I have paid little attention to the story, since I think it is probably bogus anyway, but has there been a revelation as to WHY he was unable to refinance?

If the issue is home equity, then it wouldn't matter who he was...the equity is not there. I *highly* doubt he was turned down due to some reason on the COVENANT side of the qualification process. 

It is bogus that lenders only use 'salary' to qualify. They will use variable income so long as there is a history of that income and it is reasonably likely to continue...so if he is charging 250k per engagement, some lender will indeed use that income...guaranteed.


----------



## carverman (Nov 8, 2010)

MRT said:


> I have paid little attention to the story, since I think it is probably bogus anyway, *but has there been a revelation as to WHY he was unable to refinance?
> *
> If the issue is home equity, then it wouldn't matter who he was...*the equity is not there*. I *highly* doubt he was turned down due to some reason on the COVENANT side of the qualification process.
> It is bogus that lenders only use 'salary' to qualify.

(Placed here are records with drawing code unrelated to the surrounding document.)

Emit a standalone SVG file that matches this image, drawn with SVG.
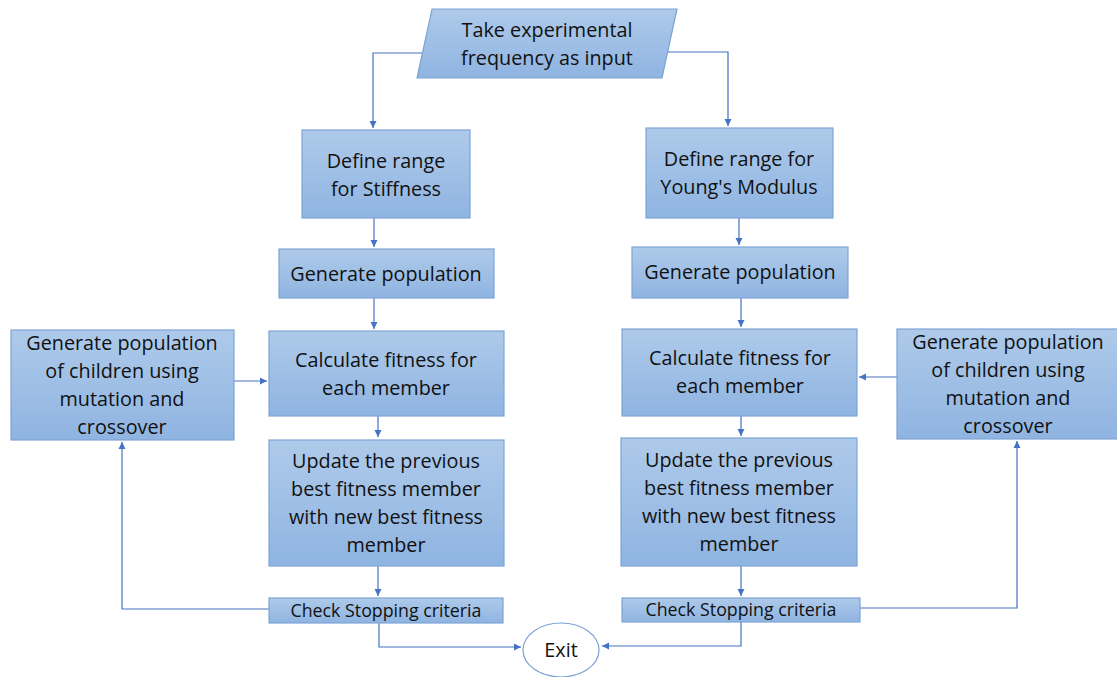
<svg xmlns="http://www.w3.org/2000/svg" width="1117" height="677" viewBox="0 0 1117 677">
<defs>
<linearGradient id="g" x1="0" y1="0" x2="0" y2="1">
<stop offset="0" stop-color="#aecaea"/>
<stop offset="1" stop-color="#8fb4e1"/>
</linearGradient>
<marker id="a" markerWidth="8" markerHeight="8" refX="7" refY="4" orient="auto" markerUnits="userSpaceOnUse">
<path d="M0,0.5 L7,4 L0,7.5 z" fill="#4472c4"/>
</marker>
</defs>
<style>
.b{fill:url(#g);stroke:#7ea3d6;stroke-width:1.2}
.t{font-family:"Open Sans","Liberation Sans",sans-serif;font-size:19.8px;fill:#111;text-anchor:middle}
.s{font-family:"Open Sans","Liberation Sans",sans-serif;font-size:17.8px;fill:#111;text-anchor:middle}
.c{fill:none;stroke:#4472c4;stroke-width:1.2}
</style>
<rect width="1117" height="677" fill="#fff"/>
<g id="connectors">
<path class="c" d="M422,53 H373 V128" marker-end="url(#a)"/>
<path class="c" d="M666,52 H728 V126" marker-end="url(#a)"/>
<path class="c" d="M374,218 V247" marker-end="url(#a)"/>
<path class="c" d="M374,298 V329" marker-end="url(#a)"/>
<path class="c" d="M378,416 V437" marker-end="url(#a)"/>
<path class="c" d="M378,566 V596" marker-end="url(#a)"/>
<path class="c" d="M739,218 V245" marker-end="url(#a)"/>
<path class="c" d="M741,298 V327" marker-end="url(#a)"/>
<path class="c" d="M741,416 V436" marker-end="url(#a)"/>
<path class="c" d="M741,566 V596" marker-end="url(#a)"/>
<path class="c" d="M234,381 H267" marker-end="url(#a)"/>
<path class="c" d="M897,377 H859" marker-end="url(#a)"/>
<path class="c" d="M269,609 H122 V442" marker-end="url(#a)"/>
<path class="c" d="M860,608 H1017 V441" marker-end="url(#a)"/>
<path class="c" d="M379,622 V647 H521" marker-end="url(#a)"/>
<path class="c" d="M741,622 V646 H602" marker-end="url(#a)"/>
</g>
<g id="input">
<polygon class="b" points="432,9 677,9 662,78 417,78"/>
<text class="t" x="547" y="37">Take experimental</text>
<text class="t" x="547" y="65">frequency as input</text>
</g>
<g id="rangeStiffness">
<rect class="b" x="302" y="130" width="168" height="88"/>
<text class="t" x="386" y="168">Define range</text>
<text class="t" x="386" y="196">for Stiffness</text>
</g>
<g id="rangeYoung">
<rect class="b" x="646" y="128" width="187" height="90"/>
<text class="t" x="739" y="166">Define range for</text>
<text class="t" x="739" y="194">Young's Modulus</text>
</g>
<g id="genPopL">
<rect class="b" x="279" y="249" width="215" height="49"/>
<text class="t" x="386" y="281">Generate population</text>
</g>
<g id="genPopR">
<rect class="b" x="632" y="247" width="216" height="51"/>
<text class="t" x="740" y="279">Generate population</text>
</g>
<g id="fitL">
<rect class="b" x="269" y="331" width="235" height="85"/>
<text class="t" x="386" y="367">Calculate fitness for</text>
<text class="t" x="386" y="395">each member</text>
</g>
<g id="fitR">
<rect class="b" x="622" y="329" width="235" height="87"/>
<text class="t" x="740" y="365">Calculate fitness for</text>
<text class="t" x="740" y="393">each member</text>
</g>
<g id="childL">
<rect class="b" x="11" y="330" width="223" height="110"/>
<text class="t" x="122" y="350">Generate population</text>
<text class="t" x="122" y="378">of children using</text>
<text class="t" x="122" y="406">mutation and</text>
<text class="t" x="122" y="434">crossover</text>
</g>
<g id="childR">
<rect class="b" x="897" y="329" width="225" height="110"/>
<text class="t" x="1008" y="349">Generate population</text>
<text class="t" x="1008" y="377">of children using</text>
<text class="t" x="1008" y="405">mutation and</text>
<text class="t" x="1008" y="433">crossover</text>
</g>
<g id="updL">
<rect class="b" x="269" y="440" width="235" height="126"/>
<text class="t" x="386" y="468">Update the previous</text>
<text class="t" x="386" y="496">best fitness member</text>
<text class="t" x="386" y="524">with new best fitness</text>
<text class="t" x="386" y="552">member</text>
</g>
<g id="updR">
<rect class="b" x="621" y="438" width="236" height="128"/>
<text class="t" x="739" y="467">Update the previous</text>
<text class="t" x="739" y="495">best fitness member</text>
<text class="t" x="739" y="523">with new best fitness</text>
<text class="t" x="739" y="551">member</text>
</g>
<g id="checkL">
<rect class="b" x="269" y="598" width="234" height="25"/>
<text class="s" x="386" y="617">Check Stopping criteria</text>
</g>
<g id="checkR">
<rect class="b" x="622" y="598" width="238" height="24"/>
<text class="s" x="741" y="616">Check Stopping criteria</text>
</g>
<g id="exit">
<ellipse cx="561" cy="650" rx="38" ry="27" fill="#fff" stroke="#7ea3d6" stroke-width="1.2"/>
<text class="t" x="561" y="657">Exit</text>
</g>
</svg>
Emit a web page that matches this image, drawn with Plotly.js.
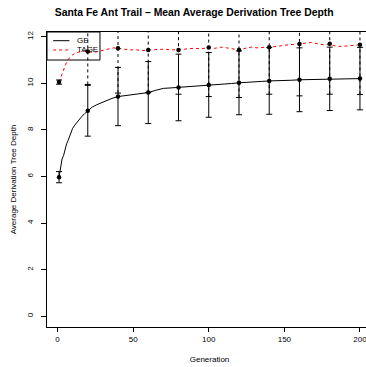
<!DOCTYPE html>
<html>
<head>
<meta charset="utf-8">
<script src="https://cdn.plot.ly/plotly-3.0.1.min.js"></script>
<style>
html,body{margin:0;padding:0;overflow:hidden;background:#fff;}
#chart{width:372px;height:367px;}
</style>
</head>
<body>
<div id="chart"></div>
<script>
// GE mean line (generation, depth)
var geGen  = [1,2,3,4,5,6,7,8,9,10,12,14,16,18,20,23,26,29,32,36,40,45,50,55,60,65,70,75,80,85,90,95,100,105,110,115,120,125,130,135,140,145,150,155,160,165,170,175,180,185,190,195,200];
var geLine = [5.97,6.45,6.75,6.9,7.2,7.4,7.55,7.75,7.92,8.07,8.25,8.43,8.57,8.7,8.82,8.98,9.08,9.17,9.25,9.35,9.43,9.47,9.5,9.54,9.6,9.7,9.78,9.8,9.82,9.85,9.87,9.9,9.93,9.95,9.97,9.99,10.02,10.03,10.05,10.08,10.1,10.1,10.12,10.13,10.15,10.16,10.16,10.18,10.19,10.18,10.18,10.19,10.2];
// TAGE mean line
var tageGen  = [1,2,3,4,5,6,7,8,10,12,14,16,18,20,23,26,30,34,37,40,44,48,52,56,60,65,70,75,80,85,90,95,100,104,108,112,116,120,124,128,132,136,140,145,150,155,160,164,168,172,176,180,184,188,192,196,200];
var tageLine = [10.05,10.25,10.45,10.6,10.75,10.9,11.0,11.1,11.22,11.3,11.33,11.38,11.37,11.36,11.33,11.35,11.4,11.48,11.52,11.5,11.46,11.43,11.44,11.4,11.43,11.46,11.46,11.44,11.43,11.47,11.5,11.48,11.53,11.5,11.55,11.52,11.48,11.43,11.5,11.55,11.52,11.53,11.55,11.58,11.63,11.65,11.69,11.72,11.75,11.7,11.65,11.66,11.6,11.58,11.6,11.63,11.65];
// error bar generations, means and standard deviations
var barGen = [1,20,40,60,80,100,120,140,160,180,200];
var geMean = [5.97,8.82,9.43,9.6,9.82,9.93,10.02,10.1,10.15,10.19,10.2];
var geSd   = [0.24,1.09,1.25,1.33,1.43,1.39,1.37,1.43,1.37,1.36,1.34];
var tageMean = [10.05,11.36,11.5,11.43,11.43,11.53,11.43,11.55,11.69,11.7,11.65];
var tageSd   = [0.09,1.41,1.92,1.83,1.9,2.1,2.04,2.02,2.23,2.17,2.13];
var seriesNames = ['GE', 'TAGE'];

var FONT = 'Liberation Sans, Arial, Helvetica, sans-serif';
var capHalf = 2;

// TAGE dashed vertical error bars
var tvx = [], tvy = [], tcx = [], tcy = [];
for (var i = 0; i < barGen.length; i++) {
  var g = barGen[i], lo = tageMean[i] - tageSd[i], hi = tageMean[i] + tageSd[i];
  tvx.push(g, g, null); tvy.push(lo, hi, null);
  tcx.push(g - capHalf, g + capHalf, null); tcy.push(lo, lo, null);
  tcx.push(g - capHalf, g + capHalf, null); tcy.push(hi, hi, null);
}

var traces = [
  {x: geGen, y: geLine, type: 'scatter', mode: 'lines', name: seriesNames[0],
   line: {color: '#000', width: 1}, showlegend: false},
  {x: tageGen, y: tageLine, type: 'scatter', mode: 'lines', name: seriesNames[1],
   line: {color: '#ff0000', width: 1, dash: '3px,3px'}, showlegend: false},
  {x: barGen, y: geMean, type: 'scatter', mode: 'markers', showlegend: false,
   marker: {color: '#000', size: 4.5},
   error_y: {type: 'data', array: geSd, visible: true, color: '#000', thickness: 1, width: 3}},
  {x: tvx, y: tvy, type: 'scatter', mode: 'lines', showlegend: false,
   line: {color: '#000', width: 1, dash: '3px,3px'}},
  {x: tcx, y: tcy, type: 'scatter', mode: 'lines', showlegend: false,
   line: {color: '#000', width: 1}},
  {x: barGen, y: tageMean, type: 'scatter', mode: 'markers', showlegend: false,
   marker: {color: '#000', size: 4.5}}
];

// hand-drawn legend (R style) in plot-area paper coordinates
var shapes = [
  {type: 'rect', xref: 'paper', yref: 'paper', x0: 0, x1: 0.163, y0: 0.905, y1: 1,
   line: {color: '#000', width: 1}, fillcolor: '#fff', layer: 'below'},
  {type: 'line', xref: 'paper', yref: 'paper', x0: 0.019, x1: 0.069, y0: 0.9705, y1: 0.9705,
   line: {color: '#000', width: 1}, layer: 'below'},
  {type: 'line', xref: 'paper', yref: 'paper', x0: 0.019, x1: 0.069, y0: 0.939, y1: 0.939,
   line: {color: '#ff0000', width: 1, dash: '3px,3px'}, layer: 'below'}
];
var annotations = [
  {xref: 'paper', yref: 'paper', x: 0.086, y: 0.9705, xanchor: 'left', yanchor: 'middle',
   text: seriesNames[0], showarrow: false, font: {family: FONT, size: 8, color: '#000'}},
  {xref: 'paper', yref: 'paper', x: 0.086, y: 0.939, xanchor: 'left', yanchor: 'middle',
   text: seriesNames[1], showarrow: false, font: {family: FONT, size: 8, color: '#000'}}
];

var layout = {
  width: 372, height: 367,
  margin: {l: 47, r: 0, t: 32, b: 40, pad: 0},
  paper_bgcolor: '#fff', plot_bgcolor: '#fff',
  font: {family: FONT, size: 8, color: '#000'},
  title: {text: 'Santa Fe Ant Trail \u2013 Mean Average Derivation Tree Depth',
          font: {family: FONT, size: 10.4, weight: 'bold', color: '#000'},
          xref: 'container', x: 0.522, xanchor: 'center', y: 0.965, yanchor: 'middle'},
  xaxis: {range: [-6.96, 207.96], tickmode: 'array', tickvals: [0,50,100,150,200],
          ticks: 'outside', ticklen: 4, tickcolor: '#000', tickwidth: 1,
          showline: true, linecolor: '#000', linewidth: 1, mirror: true,
          showgrid: false, zeroline: false,
          tickfont: {family: FONT, size: 8, color: '#000'},
          title: {text: 'Generation', font: {family: FONT, size: 8, color: '#000'}, standoff: 13}},
  yaxis: {range: [-0.46, 12.2], tickmode: 'array', tickvals: [0,2,4,6,8,10,12],
          ticks: 'outside', ticklen: 5, tickcolor: '#000', tickwidth: 1, tickangle: -90,
          ticklabelstandoff: 5,
          showline: true, linecolor: '#000', linewidth: 1, mirror: true,
          showgrid: false, zeroline: false,
          tickfont: {family: FONT, size: 8, color: '#000'},
          title: {text: 'Average Derivation Tree Depth', font: {family: FONT, size: 8, color: '#000'}, standoff: 7}},
  showlegend: false,
  shapes: shapes,
  annotations: annotations
};

Plotly.newPlot('chart', traces, layout, {staticPlot: true, displayModeBar: false});
</script>
</body>
</html>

They will use variable income so long as there is a history of that income and it is reasonably likely to continue...so if he is charging 250k per engagement, some lender will indeed use that income...guaranteed.


------------------------------------------------

From article :http://www.thestreet.com/story/1290...ant-get-a-bank-to-refinance-his-mortgage.html


> Speaking at a conference in Chicago Thursday, Bernanke told the moderator, economist Mark Zandi *that "just between the two of us.*..I recently tried to refinance my mortgage and I was unsuccessful in doing so." When the audience laughed, Bernanke said, "I'm not making that up," according to Bloomberg.
> 
> While amusing, the anecdote is indicative of a serious issue, and also rife with irony, said Richard Bove, analyst with Rafferty Capital Markets.





> "If he can't get a mortgage, just think of all the tens of thousands of people who are trying to get mortgages right now *who can't get them because of the stringency of the rules that he agreed to put in place*," Bove said.


So the new rules put in place after 2008 have come back to bite him in the....




> Jim Vogel, interest rate strategist with FTN Financial, believes it isn't over-regulation so much as the lack of clarity about what the rules are for mortgage finance that is the problem. In the wake of the crisis, for example, Fannie Mae and Freddie Mac (FMCC) *forced banks to buy back billions of dollars worth of home loans it says weren't properly underwritten.
> *
> "As long as mortgage originators know *loans can return to them for years after they're sold to others, lending standards can't get easie*r," Vogel wrote in a research note published Wednesday.


.."just between the two of us"...uh huh? ..right!


----------